Tax Cut Miami Style Tax Collections Spending Set To Rise
Written by Michael Lewis on September 20, 2007
By Michael Lewis
Local governments cry the blues over cuts the Legislature ordered to ease the tax burden on homeowners, but the way they define a cut doesn’t soothe the pain.
Take Miami, which Sept. 27 is to hold its second hearing on a budget that Mayor Manny Diaz and City Manager Pete Hernandez proclaimed rests on a $53 million property tax cut.
First, we learn that while they claimed to trim $53 million in taxes, they then inserted $22 million more to add police and parks workers. That totals $31 million, not $53 million, despite the doubletalk.
But worse, the city actually plans to cut neither the overall budget nor tax collections at all — the mayor and manager plan to increase both.
If the city commission approves the 2008 budget, it plans to add $1.26 million total revenues, and spending, from this year’s $724 million budget, and to raise property tax collections by $7.33 million — up 2.7% from this year’s budgeted $275.1 million to $282.5 million.
The sleight of hand comes in determining what spending is being cut from. Trims certainly aren’t calculated on this year’s budget. The juggling only works if they claim they’re cutting from what they would have been allowed to collect and to spend if the Legislature hadn’t reined tax collections in.
That’s like your business saying you’re cutting $53 million — or $31 million, or whatever number you pluck from thin air — from what you would have spent next year if you somehow had lots more money to spend. It bears no relationship to reality, because the additional money was never there at all, nor are the cuts.
Because fiscal 2007 ends Sept. 30, there’s no way to tally deviations from this year’s spending.

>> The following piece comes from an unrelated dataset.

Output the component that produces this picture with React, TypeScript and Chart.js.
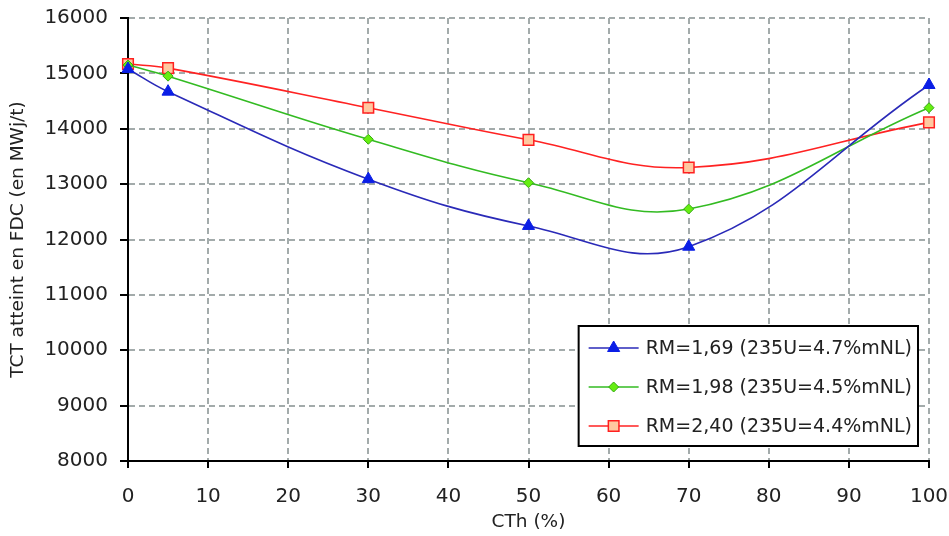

But we can find two yardsticks: what the city budgeted for 2007, and what it spent in 2006. By either standard, tax receipts and spending are both to rise, not take the massive trims officials bemoan. You could look it up, if you’re masochistic, in the 158-page 2008 budget that got issued just in time for the first budget hearing this month.
First, about all those lamented job cuts: the city plans to cut exactly two jobs, from 3,928 people budgeted this year to 3,926. And you can bet that those two slots aren’t filled. Budgeted job loss will turn into more actual employees, as opposed to fewer hypothetical people in the budget.
Now, look at some details. The city manager’s office budget is to rise $151,000 from this year’s budget and $574,000 from the $2 million actually spent there in fiscal 2006, up more than 28%. The city clerk’s office is to spend $577,000 more than budgeted this year and $717,000 more than actually spent in 2006, up nearly 40%. Wonder how they’ve been able to achieve those economies.
These aren’t isolated increases. In fact, among the 14 offices in general government, 13 are to spend more than in 2006, up a total $6.75 million. (The lone trim comes in civil service, down $44,000. What did they do wrong?)
Citywide, spending is to rise $29.5 million from 2006, up 6%. And remember, spending for 2006 is the line the Legislature told cities to hold.
How can that be? Well, that the state didn’t really order cities and counties to roll back taxes. The order is that total revenues from all existing properties not rise. So even with a tax rate trim from $8.30 per $1,000 of assessed valuation to $7.30, so much new construction and no 3% assessment increase cap on commercial and rental properties hand the city vast wiggle room to add revenues.
And it has. And it plans to spend them.
Now then, what was all that fuss about returning tax savings to taxpayers?